Em seguida, frente à sede da Junta de Freguesia de Algés, o Almirante Martins Guerreiro explicou aos presentes como foi a reunião em sua casa, com pormenores humorísticos sobre uma interacção com Melo Antunes, cujas boas ligações com a imprensa e com a Marinha foram essenciais para o plano. Pouco antes, a esposa, da janela de casa do militar, lançou cravos vermelhos para a rua.  Os participantes no evento foram então para o Mercado de Algés, onde os esperava a banda Filarmónica Fraternidade de Carnaxide, que acompanhou os presentes até ao Palácio Anjos, a interpretar várias canções de Abril. 

Já na sala de conferências do Palácio Anjos, o Major Manuel Monge recordou três militares cuja acção fora fundamental para o 25 de Abril.

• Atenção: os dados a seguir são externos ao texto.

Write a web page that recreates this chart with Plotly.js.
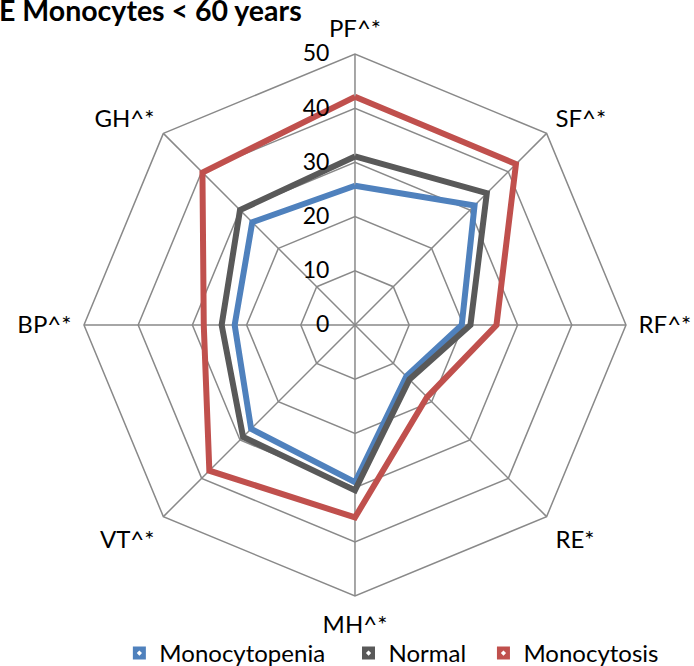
<!DOCTYPE html>
<html><head><meta charset="utf-8">
<script src="https://cdn.plot.ly/plotly-3.0.1.min.js"></script>
<style>html,body{margin:0;padding:0;background:#fff;overflow:hidden}#chart{width:694px;height:676px}</style>
</head><body><div id="chart"></div>
<script>
const categories = ["PF^*", "SF^*", "RF^*", "RE*", "MH^*", "VT^*", "BP^*", "GH^*"];
const seriesNames = ["Monocytopenia", "Normal", "Monocytosis"];
const monocytopenia = [25.7, 31.2, 19.7, 13.4, 29.0, 27.1, 22.2, 26.8];
const normal = [31.1, 34.4, 21.3, 14.2, 30.5, 29.2, 24.6, 30.0];
const monocytosis = [42.1, 42.0, 26.1, 18.8, 35.5, 38.0, 27.9, 39.8];
const radialTicks = [0, 10, 20, 30, 40, 50];
const colors = ["#4F81BD", "#595959", "#C0504D"];

const values = [monocytopenia, normal, monocytosis];
const font = "Lato, 'Open Sans', sans-serif";
const namePad = ["\u00a0\u00a0\u00a0", "\u00a0\u00a0", ""];
const traces = [];
values.forEach((v, i) => {
  traces.push({
    type: "scatterpolar", mode: "lines",
    r: v.concat([v[0]]), theta: categories.concat([categories[0]]),
    line: {color: colors[i], width: 6}, showlegend: false, hoverinfo: "skip"
  });
});
values.forEach((v, i) => {
  traces.push({
    type: "scatter", mode: "markers", x: [null], y: [null],
    name: seriesNames[i] + namePad[i], showlegend: true,
    marker: {symbol: "square-dot", size: 16, color: colors[i], line: {color: "#ffffff", width: 3}}
  });
});

const layout = {
  width: 694, height: 676,
  margin: {l: 0, r: 0, t: 0, b: 0},
  paper_bgcolor: "#ffffff", plot_bgcolor: "rgba(0,0,0,0)",
  showlegend: true,
  font: {family: font, color: "#000", size: 24},
  xaxis: {visible: false, domain: [0, 0.01]},
  yaxis: {visible: false, domain: [0, 0.01]},
  annotations: [{
    text: "<b>E Monocytes < 60 years</b>", xref: "paper", yref: "paper",
    x: -0.005, xanchor: "left", y: 0.9852, yanchor: "middle", showarrow: false,
    font: {family: font, size: 28.5, color: "#000"}
  }],
  legend: {orientation: "h", x: 0.172, xanchor: "left", y: 0, yanchor: "bottom",
           bgcolor: "rgba(0,0,0,0)",
           font: {family: font, size: 24, color: "#000"}, itemwidth: 30, traceorder: "normal"},
  polar: {
    domain: {x: [0.121, 0.902], y: [0.1183, 0.9201]},
    bgcolor: "#ffffff",
    gridshape: "linear",
    angularaxis: {
      direction: "clockwise", rotation: 90, type: "category",
      categoryarray: categories, categoryorder: "array",
      showline: true, linecolor: "#898989", linewidth: 1.5,
      showgrid: true, gridcolor: "#898989", gridwidth: 1.5,
      ticks: "outside", ticklen: 7, tickcolor: "rgba(0,0,0,0)",
      tickfont: {family: font, size: 24, color: "#000"}
    },
    radialaxis: {
      range: [0, 50], tickvals: radialTicks, ticktext: radialTicks.map(String),
      angle: 90, side: "counterclockwise", tickangle: 90,
      showline: false, ticks: "outside", ticklen: 17, tickcolor: "rgba(0,0,0,0)",
      gridcolor: "#898989", gridwidth: 1.5,
      tickfont: {family: font, size: 23, color: "#000"}
    }
  }
};
Plotly.newPlot("chart", traces, layout, {displayModeBar: false, staticPlot: true});
</script></body></html>
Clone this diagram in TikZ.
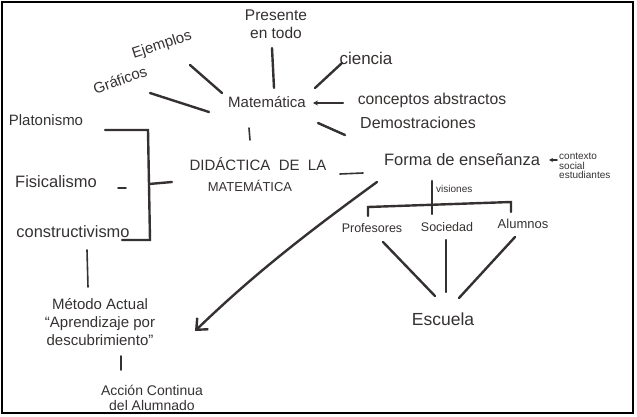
\documentclass[tikz,border=0pt]{standalone}
\usepackage{fontspec}
\setmainfont{Liberation Sans}
\usetikzlibrary{arrows.meta}
\definecolor{ink}{HTML}{353131}
\tikzset{
  txt/.style={font=\fontsize{15}{18}\selectfont, text=ink, inner sep=0pt, align=center},
  fs/.style={font=\fontsize{#1}{18}\selectfont},
  smalltxt/.style={font=\fontsize{10}{9.5}\selectfont, text=ink, inner sep=0pt, align=left},
  conn/.style={draw=ink, line width=2.4pt, line cap=round},
  thinconn/.style={draw=ink, line width=1.6pt, line cap=round},
}
\begin{document}
\begin{tikzpicture}[x=1pt,y=-1pt]
\useasboundingbox (0,0) rectangle (637,417);
\begin{scope}
\clip (3,3) rectangle (632,412);
% nodes
\node[txt, fs=15.5] (pres) at (276,24) {Presente\\en todo};
\node[txt, rotate=18] (ejem) at (162,45) {Ejemplos};
\node[txt, rotate=20] (graf) at (120,80) {Gráficos};
\node[txt] (plat) at (46,120) {Platonismo};
\node[txt] (mate) at (267,102) {Matemática};
\node[txt, fs=17] (cien) at (366,58) {ciencia};
\node[txt, fs=15.7] (conc) at (432,100) {conceptos abstractos};
\node[txt, fs=16] (demo) at (418,123) {Demostraciones};
\node[txt] (dida) at (258,164) {DIDÁCTICA\ \ DE\ \ LA};
\node[txt, fs=13] (dida2) at (250,186) {MATEMÁTICA};
\node[txt, fs=16.5] (fisi) at (56,182) {Fisicalismo};
\node[txt, fs=16.4] (cons) at (73,232) {constructivismo};
\node[txt, fs=16.5] (forma) at (462,160) {Forma de enseñanza};
\node[smalltxt, anchor=west] (ctx) at (559,166) {contexto\\social\\estudiantes};
\node[smalltxt, anchor=west] (vis) at (436,189) {visiones};
\node[txt, fs=12.5] (prof) at (372,228) {Profesores};
\node[txt, fs=12.5] (soc) at (447,227) {Sociedad};
\node[txt, fs=13] (alum) at (523,224) {Alumnos};
\node[txt, fs=17.5] (esc) at (443,319) {Escuela};
\node[txt] (meto) at (100,322) {Método Actual\\“Aprendizaje por\\descubrimiento”};
\node[txt, font=\fontsize{14}{15}\selectfont] (acc) at (152,398) {Acción Continua\\del Alumnado};
% coordinates for hand-drawn connector ends
\coordinate (pA) at (272,48); \coordinate (pB) at (274,88);
\coordinate (eA) at (190,65); \coordinate (eB) at (222,93);
\coordinate (gA) at (150,93); \coordinate (gB) at (209,112);
\coordinate (cA) at (342,63); \coordinate (cB) at (315,88);
\coordinate (kA) at (343,103); \coordinate (kB) at (313,103);
\coordinate (dA) at (345,135); \coordinate (dB) at (318,123);
\coordinate (mA) at (249,128); \coordinate (mB) at (250,140);
\coordinate (fA) at (340,174); \coordinate (fB) at (363,173);
\coordinate (aA) at (377,182); \coordinate (aB) at (195,331);
\coordinate (xA) at (557,160); \coordinate (xB) at (549,160);
\coordinate (b1) at (105,130); \coordinate (b2) at (148,130);
\coordinate (b3) at (150,240); \coordinate (b4) at (122,240);
\coordinate (bm) at (149,184); \coordinate (bd) at (172,182);
\coordinate (fs1) at (118,188); \coordinate (fs2) at (126,188);
\coordinate (tA) at (87,250); \coordinate (tB) at (88,287);
\coordinate (uA) at (121,356); \coordinate (uB) at (121,370);
\coordinate (v1) at (432,181); \coordinate (v2) at (432,214);
\coordinate (h1) at (368,216); \coordinate (h2) at (368,207);
\coordinate (h3) at (511,202); \coordinate (h4) at (511,212);
\coordinate (s1) at (383,242); \coordinate (s2) at (435,296);
\coordinate (s3) at (446,240); \coordinate (s4) at (446,292);
\coordinate (s5) at (515,237); \coordinate (s6) at (459,298);
% connectors
\draw[conn] (pA) -- (pB);
\draw[conn] (eA) -- (eB);
\draw[conn] (gA) -- (gB);
\draw[conn] (cA) -- (cB);
\draw[conn, -{Stealth[length=5pt,width=5pt]}] (kA) -- (kB);
\draw[conn] (dA) -- (dB);
\draw[thinconn] (mA) -- (mB);
\draw[thinconn] (fA) -- (fB);
\draw[conn, -{Straight Barb[length=9pt,width=16pt]}] (aA) .. controls (300,238) and (250,278) .. (aB);
\draw[thinconn, -{Stealth[length=4pt,width=4pt]}] (xA) -- (xB);
\draw[conn] (b1) -- (b2) -- (b3) -- (b4);
\draw[conn] (bm) -- (bd);
\draw[thinconn] (fs1) -- (fs2);
\draw[thinconn] (tA) -- (tB);
\draw[thinconn] (uA) -- (uB);
\draw[conn] (v1) -- (v2);
\draw[conn] (h1) -- (h2) -- (h3) -- (h4);
\draw[conn] (s1) -- (s2);
\draw[conn] (s3) -- (s4);
\draw[conn] (s5) -- (s6);
\end{scope}
\draw[black, line width=1.6pt] (2,2) rectangle (633,413);
\end{tikzpicture}
\end{document}
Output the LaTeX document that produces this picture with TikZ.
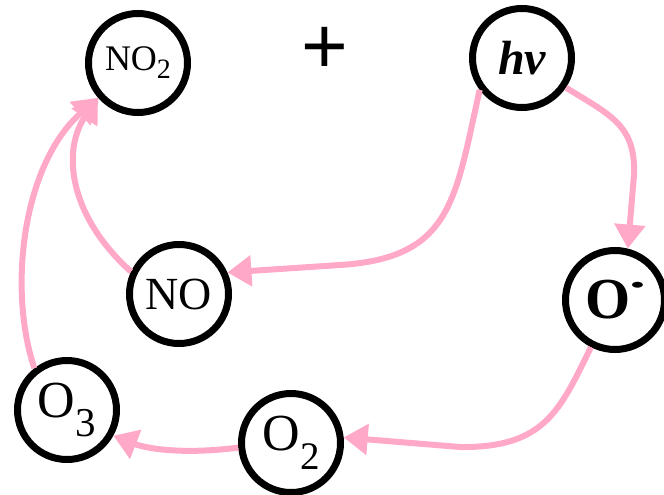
\documentclass[tikz,border=0pt]{standalone}
\usepackage{fontspec}
\setmainfont{Liberation Serif}
\newfontfamily\plusfont{Liberation Sans}
\usetikzlibrary{arrows.meta}
\definecolor{pinkline}{RGB}{255,168,200}
\tikzset{
  species/.style={circle,draw=black,line width=7pt,minimum size=99pt,inner sep=0pt,fill=white},
  react/.style={draw=pinkline,line width=6pt,-{Triangle[length=24pt,width=30pt]}},
}
\begin{document}
\begin{tikzpicture}[x=1pt,y=-1pt]
\useasboundingbox (0,0) rectangle (664,495);
\node[species] (no2) at (138,63) {\fontsize{36}{36}\selectfont NO\raisebox{-0.22em}{\fontsize{28}{28}\selectfont 2}};
\node[species] (hv) at (522,58) {\fontsize{48}{48}\selectfont\bfseries\itshape hν};
\node[species] (no) at (179,294) {\fontsize{46}{46}\selectfont NO};
\node[species] (o3) at (67,410) {\fontsize{52}{52}\selectfont O\raisebox{-0.36em}{\fontsize{41}{41}\selectfont 3}};
\node[species] (o2) at (291,443) {\fontsize{52}{52}\selectfont O\raisebox{-0.36em}{\fontsize{39}{39}\selectfont 2}};
\node[species] (orad) at (615,300) {\fontsize{58}{58}\selectfont\bfseries O\raisebox{0.45em}{\scalebox{1.8}[1]{\fontsize{22}{22}\selectfont\textbullet}}};
\node[font=\plusfont\fontsize{80}{80}\selectfont,inner sep=0pt] (plus) at (325,50) {+};
\draw[react] (hv.217) .. controls (455,200) and (452,258) .. (340,265) -- (no.24);
\draw[react] (hv.326) .. controls (610,115) and (636,125) .. (634,175) -- (orad.76);
\draw[react] (orad.243) .. controls (560,410) and (545,448) .. (460,447) -- (o2.6);
\draw[react] (o2.185) .. controls (180,455) and (145,448) .. (o3.331);
\draw[react] (o3.128) .. controls (8,290) and (22,165) .. (no2.221);
\draw[react] (no.155) .. controls (68,215) and (62,150) .. (no2.221);
\end{tikzpicture}
\end{document}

António de Spínola, Otelo Saraiva de Carvalho e Salgueiro Maia.

Joana Melo Antunes, a filha do militar, leu um trecho do histórico texto do Movimento das Forças Armadas, onde alertavam para uma solução política onde as Forças Armadas, recusando o papel de bode expiatório que o poder político iria atribuir perante o fracasso mais do que evidente do “problema africano”, apelava a um regime democrático. A seguir, Santos Coelho, capitão que participou na tomada do Rádio Clube Português, narrou a façanha, com alguns apontamentos mais humorísticos. Por sua vez, Costa Correia, outro militar que participou na Revolução dos Cravos, lembrou que, durante a tomada da sede da PIDE-DGS, ao entrarem no gabinete do então director da polícia política, ele declarou-se de imediato apoiante das Forças Armadas, e até se ofereceu para retirar da parede os quadros representando os altos cargos políticos que então ocupavam o poder. Numa pausa da conferência, a banda Filarmónica animou os presentes (que a organização estima tenha ultrapassado a centena) com canções de Abril, entoadas sobretudo pelas gerações mais maduras. 

O evento terminou no Teatro Amélia Rey Colaço, com uma interpretação de “Sala de Estar” pelo açoreano Romeu Bairos, da Companhia de Actores (antigo Primeiro Acto, também em Algés). 

(*) primeiro verso da canção Tanto Mar, de Chico Buarque de Holanda.